The Condor Trilogy (射鵰三部曲) is a series of three wuxia novels written by Hong Kong-based Chinese writer Jin Yong (Louis Cha).  The series is amongst the most popular of Jin Yong's works.

The novels in the trilogy are:
 The Legend of the Condor Heroes (射鵰英雄傳), published in 1957.
 The Return of the Condor Heroes (神鵰俠侶), published in 1959.
 The Heaven Sword and Dragon Saber (倚天屠龍記), published in 1961.

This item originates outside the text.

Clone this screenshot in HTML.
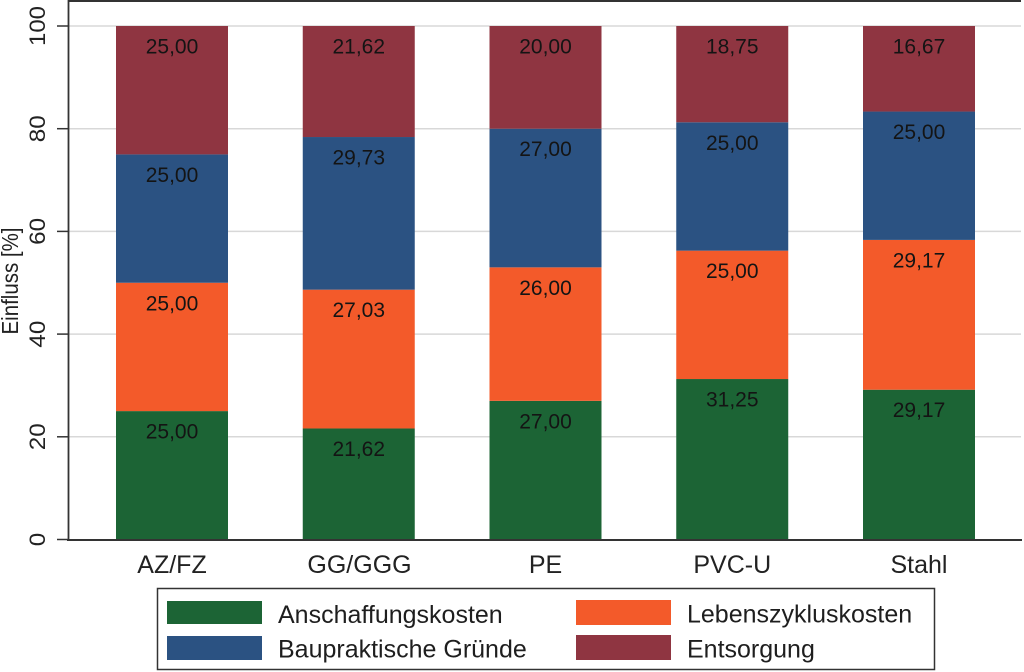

An English translation into 12 books is to be published by MacLehose Press beginning in February 2018.

Historical background 
The first novel, The Legend of the Condor Heroes, is set against a backdrop of a series of wars fought between the Han Chinese-dominated Southern Song dynasty and the Jurchen-led Jin dynasty. Concurrently, Mongol tribes led by Temüjin (Genghis Khan) emerge as a rising power in the north. The second novel, The Return of the Condor Heroes, is set in the period when the Mongols attack the Southern Song dynasty after having conquered the Jin dynasty. The historical Battle of Xiangyang is also featured as one of the key events in the novel. The third and last novel, The Heaven Sword and Dragon Saber, is set in the late Yuan dynasty (founded by the Mongols). Towards the end of the novel, the Yuan dynasty is overthrown by rebel forces and the Ming dynasty is established.

Plot

Book of Wumu 
The Book of Wumu is a fictional military treatise written by the Song general Yue Fei. The book is highly sought after by the Jurchens of the Jin dynasty. Guo Jing uses the knowledge he acquired from the book to defend the Song dynasty. Before his death, he hid the book in the blade of the Dragon Slaying Saber. Nearly a century after the Battle of Xiangyang, the book comes into Zhang Wuji's possession. Zhang uses one of the strategies in the book to defeat Yuan forces at the siege of Mount Song. He passes the book to Xu Da, who studies it and becomes a brilliant military leader. Xu Da leads rebel forces to overthrow the Yuan dynasty and becomes one of the founding pioneers of the Ming dynasty.